Нужно, чтобы эти параметры обнаруживали устойчивое и воспроизводимое отношение.
Нужно, чтобы в этом отношении один из параметров был «причиной», а второй — «следствием».
Нужно, чтобы эта причинно-следственная взаимосвязь была универсальной. В идеале — «наблюдалась всегда и везде».
Социологи преуспели в первых двух шагах, застряли на третьем и никогда не добирались до четвертого. Да, мы можем фиксировать отношение между структурой и семантикой. Но нельзя сказать ни того, что обеднение языка — результат распада социальных связей, ни того, что распад социальных связей — следствие сокращения семантических затрат. Это не однонаправленное отношение. И уж точно нельзя сказать, что есть какой-то универсальный, везде и всегда являющий себя закон.
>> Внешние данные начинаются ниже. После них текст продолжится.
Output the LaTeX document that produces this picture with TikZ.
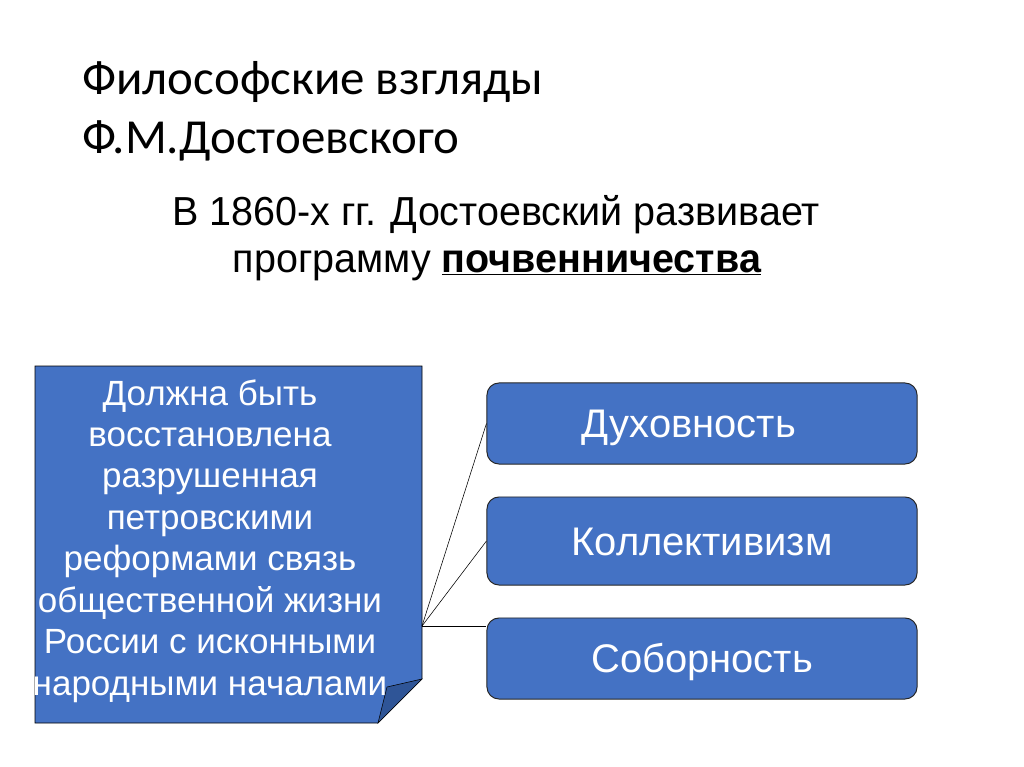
\documentclass[tikz,border=0pt]{standalone}
\usepackage{fontspec}
\setmainfont{Liberation Sans}
\newfontfamily\titlefont{Carlito}
\usetikzlibrary{positioning}
\definecolor{slideblue}{HTML}{4472C4}
\definecolor{foldblue}{HTML}{2F5597}
\newcommand{\narrowtext}[1]{\scalebox{0.975}[1]{#1}}
\tikzset{
  titletext/.style={anchor=base west, inner sep=0pt, font=\titlefont\fontsize{34.8}{40}\selectfont},
  leadtext/.style={anchor=base, inner sep=0pt, font=\fontsize{28.8}{34}\selectfont},
  pillar/.style={draw=black!85, line width=0.7pt, fill=slideblue, rounded corners=0.3cm, minimum width=10.75cm,
    text=white, text height=20.3pt, text depth=0pt, font=\fontsize{28.4}{33}\selectfont},
}

\begin{document}
\begin{tikzpicture}[x=0.025cm, y=-0.025cm]
      \useasboundingbox (0,0) rectangle (1024,767);
      \fill [white] (0,0) rectangle (1024,767);

      % heading
      \node [titletext] (head1) at (82,95) {Философские взгляды};
      \node [titletext] (head2) at (82,154) {Ф.М.Достоевского};
      \node [leadtext] (lead1) at (496,226) {\narrowtext{В 1860-х гг. Достоевский развивает}};
      \node [leadtext] (lead2) at (497,272) {\narrowtext{программу \underline{\textbf{почвенничества}}}};

      % note with folded corner
      \draw [black, fill=slideblue] (35,366) -- (422,366) -- (422,679) -- (378,723) -- (35,723) -- cycle;
      \draw [black, fill=foldblue] (378,723) -- (387,687) -- (422,679) -- cycle;
      \node [align=center, text=white, inner sep=0pt, font=\fontsize{24.9}{29.5}\selectfont] (note) at (210,541)
        {Должна быть\\восстановлена\\разрушенная\\петровскими\\реформами связь\\общественной жизни\\России с исконными\\народными началами};
      \coordinate (hub) at (422,626);

      % three principles
      \node [pillar, minimum height=2.025cm] (spirit) at (702,423.5) {\hspace*{-0.65cm}Духовность};
      \node [pillar, minimum height=2.2cm] (collect) at (702,541) {Коллективизм};
      \node [pillar, minimum height=2.025cm] (sobor) at (702,658.5) {Соборность};

      \draw [black] (hub) -- (spirit.west);
      \draw [black] (hub) -- (collect.west);
      \draw [black] (hub) -- (hub -| sobor.west);
\end{tikzpicture}
\end{document}
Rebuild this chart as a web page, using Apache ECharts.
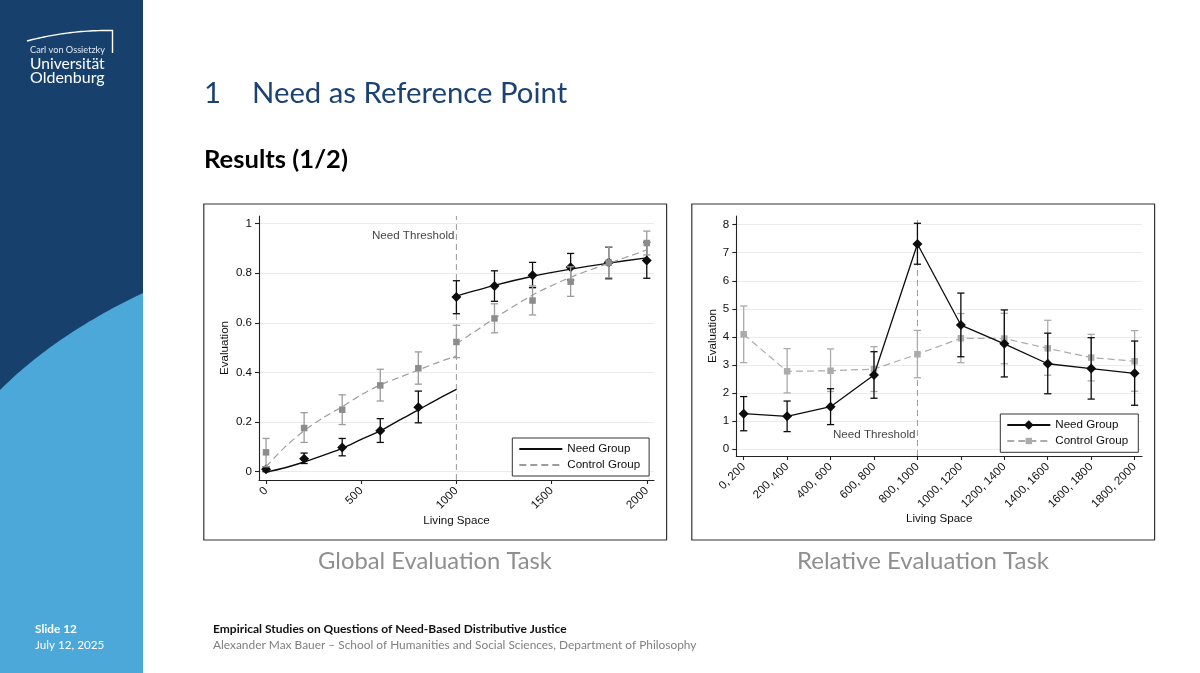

Поверьте, я бы тоже очень хотел отвлечься от навязчивых вопросов о происходящем, чтобы вместе с вами пофантазировать о будущем, которое «будет не таким унылым и отвратительным». Но я не стану играть в эту игру. Потому что вопросы, которые меня интересуют, связаны с тем, что заставляет одних искать утешения в идее истории, а других — в идее прогресса. Ведь всякая утопия — разновидность реакции. Их объединяет мышление по формуле «Х — это не Х». Россия — это не Россия. Для одних — «уже не». Для других — «еще не». Одни поэтому грезят «историческими территориями», «наследием предков», «кровью и почвой», другие — «технологическим прогрессом», «парламентской республикой», новым «экстерриториальным фронтиром».
P. S.
И нет, извините, в конце не будет катарсиса, похлопывания по плечу, ободрения аудитории. Не будет хэппи-энда и света в конце туннеля. Мол, всё утрясется, и прогресс расставит фигуры на свои места. Я же говорил, это не мой бизнес.
Всё, что нам остается, — наблюдать, анализировать, выделять переменные и искать между ними взаимосвязи. Работать с понятиями, которые и раньше-то казались «оторванными от реальности», а теперь — и вовсе непереводимы на язык стремительно упростившегося здравого смысла. Оставаться на стороне сложности.
* Внесен Минюстом РФ в реестр СМИ-иноагентов.